# Learning to Contextually Aggregate Multi-Source Supervision for Sequence...

Learning from multi-domain data is attractive yet non-trivial. This paper augments BiLSTM-CRF with a very simple linear transform followed by domain attention for multi-source learning.

## Approach

The structure prediction score is defined as:

$$s({x},{y}) = \sum_{t=1}^T (U_{t, {y}_{t}} + M_{{y}_{t-1},{y}_t}),$$

Their simple method is to transform the emission matrix U and transition matrix M source-wise:

$$s^{(k)}({x},{y}) = \sum_{t=1}^T \left((U A^{(k)})_{t, {y}_t} + (M A^{(k)})_{{y}_{t-1},{y}_t}\right).$$

These linear transforms are trained jointly in a trivial joint learning fashion.

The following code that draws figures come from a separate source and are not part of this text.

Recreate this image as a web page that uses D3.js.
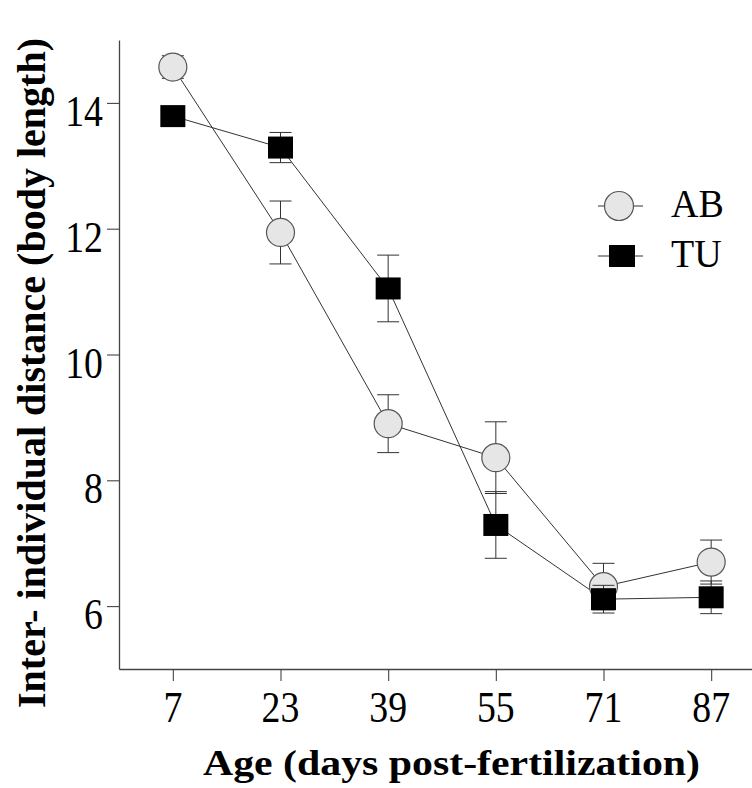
<!DOCTYPE html>
<html>
<head>
<meta charset="utf-8">
<script src="https://cdn.jsdelivr.net/npm/d3@7"></script>
<style>
  body { margin: 0; background: #fff; }
  svg { display: block; }
  text { font-family: "Liberation Serif", "Times New Roman", serif; fill: #000; }
</style>
</head>
<body>
<svg id="chart" width="752" height="788"></svg>
<script>
// ages (days post-fertilization)
var ages = [7, 23, 39, 55, 71, 87];
// mean inter-individual distance, AB strain + error
var abMean = [14.57, 11.94, 8.90, 8.36, 6.31, 6.70];
var abErr  = [0.18, 0.50, 0.46, 0.57, 0.37, 0.35];
// TU strain
var tuMean = [13.79, 13.29, 11.05, 7.29, 6.11, 6.14];
var tuErr  = [0.12, 0.24, 0.53, 0.53, 0.22, 0.26];

var yTicks = [6, 8, 10, 12, 14];
var seriesNames = ["AB", "TU"];

var svg = d3.select("#chart");

// x is a point scale, half a step of padding each side (right end runs off the picture)
var x = d3.scalePoint()
    .domain(ages)
    .range([119, 765])
    .padding(0.5);

var y = d3.scaleLinear()
    .domain([5, 15])
    .range([669, 40]);

var axisColor = "#444";

// y axis
var yAxis = svg.append("g")
    .attr("transform", "translate(119,0)")
    .call(d3.axisLeft(y).tickValues(yTicks).tickSize(12).tickSizeOuter(0).tickFormat(""));
yAxis.select(".domain").attr("stroke", axisColor).attr("stroke-width", 1.3);
yAxis.selectAll(".tick line").attr("stroke", axisColor).attr("stroke-width", 1.1);

// tick labels are tall and narrow in the original, so squeeze them
svg.append("g").selectAll("text")
    .data(yTicks)
    .join("text")
    .attr("transform", d => `translate(103,${y(d) + 23}) scale(0.84,1)`)
    .attr("text-anchor", "end")
    .style("font-size", "45px")
    .text(d => d);

// x axis
var xAxis = svg.append("g")
    .attr("transform", "translate(0,669)")
    .call(d3.axisBottom(x).tickSize(12).tickSizeOuter(0).tickFormat(""));
xAxis.select(".domain").attr("stroke", axisColor).attr("stroke-width", 1.3);
xAxis.selectAll(".tick line").attr("stroke", axisColor).attr("stroke-width", 1.1);

svg.append("g").selectAll("text")
    .data(ages)
    .join("text")
    .attr("transform", d => `translate(${x(d)},722) scale(0.84,1)`)
    .attr("text-anchor", "middle")
    .style("font-size", "45px")
    .text(d => d);

// axis titles
svg.append("text")
    .attr("x", 203)
    .attr("y", 775)
    .attr("textLength", 497)
    .attr("lengthAdjust", "spacingAndGlyphs")
    .style("font-size", "35px")
    .style("font-weight", "bold")
    .text("Age (days post-fertilization)");

svg.append("text")
    .attr("transform", "translate(45,708) rotate(-90)")
    .attr("textLength", 670)
    .attr("lengthAdjust", "spacingAndGlyphs")
    .style("font-size", "40px")
    .style("font-weight", "bold")
    .text("Inter- individual distance (body length)");

// build rows
var ab = ages.map((a, i) => ({age: a, mean: abMean[i], err: abErr[i]}));
var tu = ages.map((a, i) => ({age: a, mean: tuMean[i], err: tuErr[i]}));

var line = d3.line().x(d => x(d.age)).y(d => y(d.mean));

var lineColor = "#333";

[ab, tu].forEach(function(data){
    svg.append("path")
        .datum(data)
        .attr("d", line)
        .attr("fill", "none")
        .attr("stroke", lineColor)
        .attr("stroke-width", 1);
});

function errorBars(data){
    var g = svg.append("g").attr("stroke", lineColor).attr("stroke-width", 1);
    g.selectAll("line.v").data(data).join("line")
        .attr("class", "v")
        .attr("x1", d => x(d.age)).attr("x2", d => x(d.age))
        .attr("y1", d => y(d.mean - d.err)).attr("y2", d => y(d.mean + d.err));
    g.selectAll("line.top").data(data).join("line")
        .attr("class", "top")
        .attr("x1", d => x(d.age) - 11).attr("x2", d => x(d.age) + 11)
        .attr("y1", d => y(d.mean + d.err)).attr("y2", d => y(d.mean + d.err));
    g.selectAll("line.bot").data(data).join("line")
        .attr("class", "bot")
        .attr("x1", d => x(d.age) - 11).attr("x2", d => x(d.age) + 11)
        .attr("y1", d => y(d.mean - d.err)).attr("y2", d => y(d.mean - d.err));
}

errorBars(ab);
svg.append("g").selectAll("circle")
    .data(ab)
    .join("circle")
    .attr("cx", d => x(d.age))
    .attr("cy", d => y(d.mean))
    .attr("r", 14)
    .attr("fill", "#e6e6e6")
    .attr("stroke", "#555")
    .attr("stroke-width", 1.2);

errorBars(tu);
svg.append("g").selectAll("rect")
    .data(tu)
    .join("rect")
    .attr("x", d => x(d.age) - 12.5)
    .attr("y", d => y(d.mean) - 11)
    .attr("width", 25)
    .attr("height", 22)
    .attr("fill", "#000");

// legend
var legend = svg.append("g");
var legendY = [206, 256];
legend.selectAll("line")
    .data(seriesNames)
    .join("line")
    .attr("x1", 598).attr("x2", 643)
    .attr("y1", (d, i) => legendY[i]).attr("y2", (d, i) => legendY[i])
    .attr("stroke", lineColor).attr("stroke-width", 1);
legend.append("circle")
    .attr("cx", 619).attr("cy", legendY[0]).attr("r", 14.5)
    .attr("fill", "#e6e6e6").attr("stroke", "#555").attr("stroke-width", 1.2);
legend.append("rect")
    .attr("x", 609).attr("y", legendY[1] - 11)
    .attr("width", 26).attr("height", 22)
    .attr("fill", "#000");
legend.selectAll("text")
    .data(seriesNames)
    .join("text")
    .attr("transform", (d, i) => `translate(671,${legendY[i] + 11}) scale(0.95,1)`)
    .style("font-size", "40px")
    .text(d => d);
</script>
</body>
</html>
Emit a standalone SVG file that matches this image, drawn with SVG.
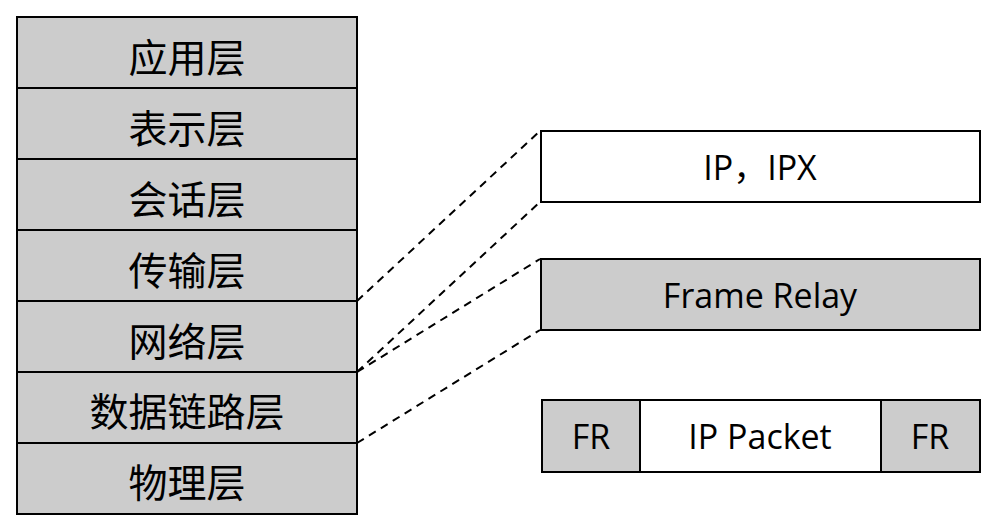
<svg xmlns="http://www.w3.org/2000/svg" width="1000" height="532" viewBox="0 0 1000 532">
<style>
.g{fill:#cccccc;stroke:#000;stroke-width:2}
.w{fill:#ffffff;stroke:#000;stroke-width:2}
.zh{font-family:"Noto Sans CJK SC","Liberation Sans",sans-serif;font-size:39px;fill:#000;text-anchor:middle;dominant-baseline:central}
.en{font-family:"Open Sans","Liberation Sans","Noto Sans CJK SC",sans-serif;font-size:34px;fill:#000;text-anchor:middle;dominant-baseline:central}
.d{fill:none;stroke:#000;stroke-width:2;stroke-dasharray:8,6}
</style>
<rect width="1000" height="532" fill="#ffffff"/>
<g id="app"><rect class="g" x="17" y="17" width="340" height="71"/><text class="zh" x="187" y="55">应用层</text></g>
<g id="pres"><rect class="g" x="17" y="88" width="340" height="71"/><text class="zh" x="187" y="126">表示层</text></g>
<g id="sess"><rect class="g" x="17" y="159" width="340" height="71"/><text class="zh" x="187" y="197">会话层</text></g>
<g id="trans"><rect class="g" x="17" y="230" width="340" height="71"/><text class="zh" x="187" y="268">传输层</text></g>
<g id="net"><rect class="g" x="17" y="301" width="340" height="71"/><text class="zh" x="187" y="339">网络层</text></g>
<g id="link"><rect class="g" x="17" y="372" width="340" height="71"/><text class="zh" x="187" y="409">数据链路层</text></g>
<g id="phys"><rect class="g" x="17" y="443" width="340" height="71"/><text class="zh" x="187" y="480">物理层</text></g>
<g id="ip"><rect class="w" x="541" y="131" width="439" height="71"/><text class="en" x="760" y="167">IP，IPX</text></g>
<g id="fr"><rect class="g" x="541" y="259" width="439" height="71"/><text class="en" x="760" y="295">Frame Relay</text></g>
<g id="frame">
<rect class="g" x="542" y="400" width="98" height="72"/>
<rect class="w" x="640" y="400" width="241" height="72"/>
<rect class="g" x="881" y="400" width="99" height="72"/>
<text class="en" x="591" y="436">FR</text>
<text class="en" x="760" y="436">IP Packet</text>
<text class="en" x="930" y="436">FR</text>
</g>
<g id="connectors">
<line class="d" x1="357" y1="301" x2="540" y2="131"/>
<line class="d" x1="357" y1="372" x2="540" y2="202"/>
<line class="d" x1="357" y1="372" x2="540" y2="259"/>
<line class="d" x1="357" y1="443" x2="540" y2="330"/>
</g>
</svg>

To produce the final prediction, the authors propose to vote based on an attention of these sources:

\begin{align} \mathbf{A}_i^* = \sum_{k=1}^K {q}_{i,k} A^{(k)}. \end{align}

where {q}_{i,k} is an attention score produced by softmax \mathbf{q}_i= \text{softmax}(\mathbf{Q} \mathbf{h}^{(i)}),\text{where}\;\mathbf{Q}\in\mathbb{R}^{K \times 2d}.